Each entry below is to be extracted exactly.

[START OF Material provided]

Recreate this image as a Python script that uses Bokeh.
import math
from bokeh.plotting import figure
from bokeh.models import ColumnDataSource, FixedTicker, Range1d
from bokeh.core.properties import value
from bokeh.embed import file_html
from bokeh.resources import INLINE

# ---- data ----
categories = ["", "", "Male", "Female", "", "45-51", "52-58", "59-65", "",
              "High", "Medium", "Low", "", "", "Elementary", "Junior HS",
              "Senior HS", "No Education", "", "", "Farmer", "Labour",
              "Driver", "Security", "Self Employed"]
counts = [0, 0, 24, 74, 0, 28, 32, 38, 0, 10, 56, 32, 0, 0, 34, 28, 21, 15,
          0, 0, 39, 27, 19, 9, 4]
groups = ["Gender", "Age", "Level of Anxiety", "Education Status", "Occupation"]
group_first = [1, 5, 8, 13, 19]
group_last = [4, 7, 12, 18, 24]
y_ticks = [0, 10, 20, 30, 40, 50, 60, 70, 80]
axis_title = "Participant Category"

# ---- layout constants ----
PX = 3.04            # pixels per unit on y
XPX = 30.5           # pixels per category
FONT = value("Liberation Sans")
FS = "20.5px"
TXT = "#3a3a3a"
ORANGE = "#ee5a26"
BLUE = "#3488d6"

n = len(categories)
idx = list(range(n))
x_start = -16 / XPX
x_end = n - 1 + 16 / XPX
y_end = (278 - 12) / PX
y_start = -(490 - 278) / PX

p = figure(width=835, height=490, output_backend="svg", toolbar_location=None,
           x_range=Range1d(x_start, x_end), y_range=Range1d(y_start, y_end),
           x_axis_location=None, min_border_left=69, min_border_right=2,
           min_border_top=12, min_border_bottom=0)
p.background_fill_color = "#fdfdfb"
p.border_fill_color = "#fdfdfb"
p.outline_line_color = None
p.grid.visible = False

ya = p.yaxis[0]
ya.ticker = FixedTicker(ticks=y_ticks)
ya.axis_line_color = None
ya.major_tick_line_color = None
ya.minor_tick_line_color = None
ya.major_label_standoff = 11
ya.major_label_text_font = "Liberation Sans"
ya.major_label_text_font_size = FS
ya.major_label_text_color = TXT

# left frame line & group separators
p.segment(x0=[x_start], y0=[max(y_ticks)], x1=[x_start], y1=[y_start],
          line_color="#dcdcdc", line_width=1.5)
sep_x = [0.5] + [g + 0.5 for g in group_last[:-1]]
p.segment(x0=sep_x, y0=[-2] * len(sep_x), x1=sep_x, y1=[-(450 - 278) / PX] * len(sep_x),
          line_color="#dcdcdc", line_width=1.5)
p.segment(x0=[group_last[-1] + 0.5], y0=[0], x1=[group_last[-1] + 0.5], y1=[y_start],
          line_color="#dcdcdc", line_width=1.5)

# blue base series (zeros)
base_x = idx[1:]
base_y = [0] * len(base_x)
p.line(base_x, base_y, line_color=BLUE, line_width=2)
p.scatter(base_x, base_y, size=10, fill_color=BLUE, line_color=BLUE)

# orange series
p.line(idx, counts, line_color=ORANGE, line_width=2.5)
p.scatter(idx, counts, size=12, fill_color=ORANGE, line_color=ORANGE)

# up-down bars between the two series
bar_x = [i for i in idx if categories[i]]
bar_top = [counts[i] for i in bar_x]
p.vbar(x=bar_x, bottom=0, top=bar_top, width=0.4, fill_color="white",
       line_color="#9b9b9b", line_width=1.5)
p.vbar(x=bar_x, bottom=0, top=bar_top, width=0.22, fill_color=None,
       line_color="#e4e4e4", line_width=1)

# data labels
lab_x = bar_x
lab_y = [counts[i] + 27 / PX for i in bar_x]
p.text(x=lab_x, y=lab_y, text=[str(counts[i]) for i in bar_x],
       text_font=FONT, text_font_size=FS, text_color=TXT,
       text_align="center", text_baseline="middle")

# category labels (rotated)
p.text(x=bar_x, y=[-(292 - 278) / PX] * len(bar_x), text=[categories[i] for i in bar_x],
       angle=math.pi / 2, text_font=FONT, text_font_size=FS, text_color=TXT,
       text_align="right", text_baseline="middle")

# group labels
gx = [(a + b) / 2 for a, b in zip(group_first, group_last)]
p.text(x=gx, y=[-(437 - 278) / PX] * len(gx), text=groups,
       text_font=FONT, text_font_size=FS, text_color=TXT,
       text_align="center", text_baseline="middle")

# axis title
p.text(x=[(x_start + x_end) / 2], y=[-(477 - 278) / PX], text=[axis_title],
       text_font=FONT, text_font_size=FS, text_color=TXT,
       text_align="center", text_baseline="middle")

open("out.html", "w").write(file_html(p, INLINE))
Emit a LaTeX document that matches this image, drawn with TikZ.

[END OF Material provided]

### Finished answer
Recreate this image as a Python script that uses Bokeh.
import math
from bokeh.plotting import figure
from bokeh.models import ColumnDataSource, FixedTicker, Range1d
from bokeh.core.properties import value
from bokeh.embed import file_html
from bokeh.resources import INLINE

# ---- data ----
categories = ["", "", "Male", "Female", "", "45-51", "52-58", "59-65", "",
              "High", "Medium", "Low", "", "", "Elementary", "Junior HS",
              "Senior HS", "No Education", "", "", "Farmer", "Labour",
              "Driver", "Security", "Self Employed"]
counts = [0, 0, 24, 74, 0, 28, 32, 38, 0, 10, 56, 32, 0, 0, 34, 28, 21, 15,
          0, 0, 39, 27, 19, 9, 4]
groups = ["Gender", "Age", "Level of Anxiety", "Education Status", "Occupation"]
group_first = [1, 5, 8, 13, 19]
group_last = [4, 7, 12, 18, 24]
y_ticks = [0, 10, 20, 30, 40, 50, 60, 70, 80]
axis_title = "Participant Category"

# ---- layout constants ----
PX = 3.04            # pixels per unit on y
XPX = 30.5           # pixels per category
FONT = value("Liberation Sans")
FS = "20.5px"
TXT = "#3a3a3a"
ORANGE = "#ee5a26"
BLUE = "#3488d6"

n = len(categories)
idx = list(range(n))
x_start = -16 / XPX
x_end = n - 1 + 16 / XPX
y_end = (278 - 12) / PX
y_start = -(490 - 278) / PX

p = figure(width=835, height=490, output_backend="svg", toolbar_location=None,
           x_range=Range1d(x_start, x_end), y_range=Range1d(y_start, y_end),
           x_axis_location=None, min_border_left=69, min_border_right=2,
           min_border_top=12, min_border_bottom=0)
p.background_fill_color = "#fdfdfb"
p.border_fill_color = "#fdfdfb"
p.outline_line_color = None
p.grid.visible = False

ya = p.yaxis[0]
ya.ticker = FixedTicker(ticks=y_ticks)
ya.axis_line_color = None
ya.major_tick_line_color = None
ya.minor_tick_line_color = None
ya.major_label_standoff = 11
ya.major_label_text_font = "Liberation Sans"
ya.major_label_text_font_size = FS
ya.major_label_text_color = TXT

# left frame line & group separators
p.segment(x0=[x_start], y0=[max(y_ticks)], x1=[x_start], y1=[y_start],
          line_color="#dcdcdc", line_width=1.5)
sep_x = [0.5] + [g + 0.5 for g in group_last[:-1]]
p.segment(x0=sep_x, y0=[-2] * len(sep_x), x1=sep_x, y1=[-(450 - 278) / PX] * len(sep_x),
          line_color="#dcdcdc", line_width=1.5)
p.segment(x0=[group_last[-1] + 0.5], y0=[0], x1=[group_last[-1] + 0.5], y1=[y_start],
          line_color="#dcdcdc", line_width=1.5)

# blue base series (zeros)
base_x = idx[1:]
base_y = [0] * len(base_x)
p.line(base_x, base_y, line_color=BLUE, line_width=2)
p.scatter(base_x, base_y, size=10, fill_color=BLUE, line_color=BLUE)

# orange series
p.line(idx, counts, line_color=ORANGE, line_width=2.5)
p.scatter(idx, counts, size=12, fill_color=ORANGE, line_color=ORANGE)

# up-down bars between the two series
bar_x = [i for i in idx if categories[i]]
bar_top = [counts[i] for i in bar_x]
p.vbar(x=bar_x, bottom=0, top=bar_top, width=0.4, fill_color="white",
       line_color="#9b9b9b", line_width=1.5)
p.vbar(x=bar_x, bottom=0, top=bar_top, width=0.22, fill_color=None,
       line_color="#e4e4e4", line_width=1)

# data labels
lab_x = bar_x
lab_y = [counts[i] + 27 / PX for i in bar_x]
p.text(x=lab_x, y=lab_y, text=[str(counts[i]) for i in bar_x],
       text_font=FONT, text_font_size=FS, text_color=TXT,
       text_align="center", text_baseline="middle")

# category labels (rotated)
p.text(x=bar_x, y=[-(292 - 278) / PX] * len(bar_x), text=[categories[i] for i in bar_x],
       angle=math.pi / 2, text_font=FONT, text_font_size=FS, text_color=TXT,
       text_align="right", text_baseline="middle")

# group labels
gx = [(a + b) / 2 for a, b in zip(group_first, group_last)]
p.text(x=gx, y=[-(437 - 278) / PX] * len(gx), text=groups,
       text_font=FONT, text_font_size=FS, text_color=TXT,
       text_align="center", text_baseline="middle")

# axis title
p.text(x=[(x_start + x_end) / 2], y=[-(477 - 278) / PX], text=[axis_title],
       text_font=FONT, text_font_size=FS, text_color=TXT,
       text_align="center", text_baseline="middle")

open("out.html", "w").write(file_html(p, INLINE))
Emit a LaTeX document that matches this image, drawn with TikZ.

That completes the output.